Sunday, November 2, 2008

Voting ID? Obama T-Shirts at the Polling Booth?

For those in the D.C. area
Some Facts to Know Before You Go to Vote
By Fredrick Kunkle
Washington Post Staff Writer
Sunday, November 2, 2008; C06

When is Election Day?

It's Tuesday, Nov. 4. Polls will be open in Virginia from 6 a.m. to 7 p.m. In Maryland and the District, they will be open from 7 a.m. to 8 p.m.

How do I find my polling place and verify that I am registered to vote?
In Virginia, visit

In Maryland, visit

In the District, visit

Am I required to bring identification to the polling place?
In Virginia, yes. Voters are required to present identification. Acceptable forms of ID include a Virginia voter registration card, driver's license, Social Security card or an ID issued by the military, federal government or employer. Federal law requires first-time voters who registered by mail and did not include a copy of an ID with their registration application to present any one of the following forms of ID: a current valid photo ID or a current utility bill, bank statement, paycheck or government check bearing the person's name and address or another current government document with name and address, such as a voter's card.

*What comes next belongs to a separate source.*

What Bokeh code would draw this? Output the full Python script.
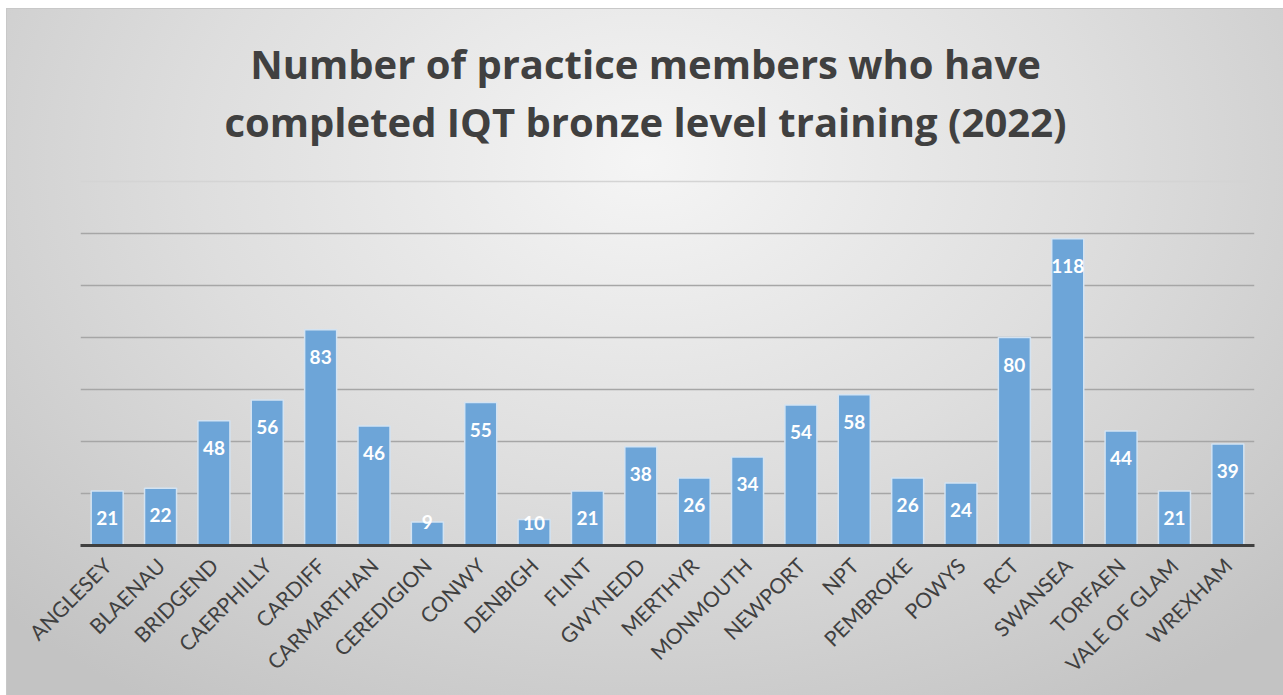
import math
from bokeh.plotting import figure
from bokeh.models import FactorRange, ColumnDataSource, Label, FixedTicker, Span
from bokeh.core.properties import value
from bokeh.embed import file_html
from bokeh.resources import INLINE

categories = ["ANGLESEY", "BLAENAU", "BRIDGEND", "CAERPHILLY", "CARDIFF", "CARMARTHAN",
              "CEREDIGION", "CONWY", "DENBIGH", "FLINT", "GWYNEDD", "MERTHYR", "MONMOUTH",
              "NEWPORT", "NPT", "PEMBROKE", "POWYS", "RCT", "SWANSEA", "TORFAEN",
              "VALE OF GLAM", "WREXHAM"]
counts = [21, 22, 48, 56, 83, 46, 9, 55, 10, 21, 38, 26, 34, 54, 58, 26, 24, 80, 118, 44, 21, 39]
title_lines = ["Number of practice members who have", "completed IQT bronze level training (2022)"]
grid_ticks = [20, 40, 60, 80, 100, 120]
y_axis_max = 140

W, H = 1276, 686
ML, MR, MB = 73, 29, 150
TOP = 9                      # page y of figure top
AXIS_Y = 545                 # page y of value 0
GRID_TOP_Y = 181             # page y of value 140
px_per_unit = (AXIS_Y - GRID_TOP_Y) / y_axis_max
y_end = (AXIS_Y - TOP) / px_per_unit

offsets = [min(27, c * px_per_unit - 23) for c in counts]
src = ColumnDataSource(dict(cat=categories, val=counts, lab=[str(c) for c in counts], off=offsets))

p = figure(x_range=FactorRange(*categories, range_padding=0), y_range=(0, y_end),
           width=W, height=H, output_backend="svg", toolbar_location=None,
           min_border_left=ML, min_border_right=MR, min_border_top=0, min_border_bottom=MB)
p.margin = (TOP, 0, 0, 7)
p.styles = {"background": "radial-gradient(ellipse 70% 95% at 50% 22%, #f5f5f5 0%, #dedede 50%, #c3c3c3 100%)",
            "outline": "1px solid #c8c8c8"}
p.background_fill_alpha = 0
p.border_fill_alpha = 0
p.outline_line_color = None

p.vbar(x="cat", top="val", width=0.6, source=src, fill_color="#6da5d8",
       line_color="#d3e3f2", line_width=1.5)

p.text(x="cat", y="val", text="lab", y_offset="off", source=src,
       text_align="center", text_baseline="middle", text_color="white",
       text_font=value("Lato"), text_font_style="bold", text_font_size="19px")

p.yaxis.visible = False
p.ygrid.ticker = FixedTicker(ticks=grid_ticks)
p.ygrid.grid_line_color = "#a6a6a6"
p.ygrid.grid_line_width = 1.5
p.ygrid.level = "underlay"
p.xgrid.grid_line_color = None
p.add_layout(Span(location=y_axis_max, dimension="width", line_color="#d4d4d4", line_width=1.5,
                  level="underlay"))

ax = p.xaxis[0]
ax.axis_line_color = "#404040"
ax.axis_line_width = 3
ax.major_tick_line_color = None
ax.minor_tick_line_color = None
ax.major_label_orientation = math.pi / 4
ax.major_label_text_font = "Lato"
ax.major_label_text_font_size = "21px"
ax.major_label_text_color = "#404040"
ax.major_label_standoff = 10

for i, line in enumerate(title_lines):
    yc_page = 63 if i == 0 else 121
    p.add_layout(Label(x=645 - 80, y=AXIS_Y - yc_page, x_units="screen", y_units="screen", text=line,
                       text_align="center", text_baseline="middle",
                       text_font="Open Sans", text_font_style="bold", text_font_size="40px",
                       text_color="#404040"))

open("out.html", "w").write(file_html(p, INLINE))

In Maryland, generally no -- but it is probably a good idea to bring some. Although most voters do not have to show a registration card or their driver's license, some first-time voters and others who did not provide certain information on their voter registration application will be required to show ID. Voters are required only to provide their legal name when they check in to vote, and their legal name does not necessarily have to be their full legal name, either. For example, you are not required to use your middle name on your voting registration application.

In the District, generally no. According to federal law, the only people required to show ID are first-time voters who registered by mail and did not include an ID with their registration.

Can I wear campaign buttons or T-shirts into the polling place?
In Virginia, no. Seeking to clarify the commonwealth's code on exhibiting campaign material within 40 feet of the polls, the Virginia State Board of Elections on Oct. 14 approved a policy that prohibits people from displaying "any material, object, item, advertisement, or piece of apparel which has the purpose of expressly advocating the election or defeat of a clearly identified candidate or issue."

In Maryland, yes. Voters may wear campaign buttons, T-shirts or stickers into the polling place while marking their ballots -- but they may not linger. Election judges, challengers, watchers and others stationed inside the polling place or within 100 feet of the polling place may not wear or display such materials.

In the District, no. Municipal regulations forbid political activity within 50 feet of a polling place, and this is construed as wearing buttons or T-shirts.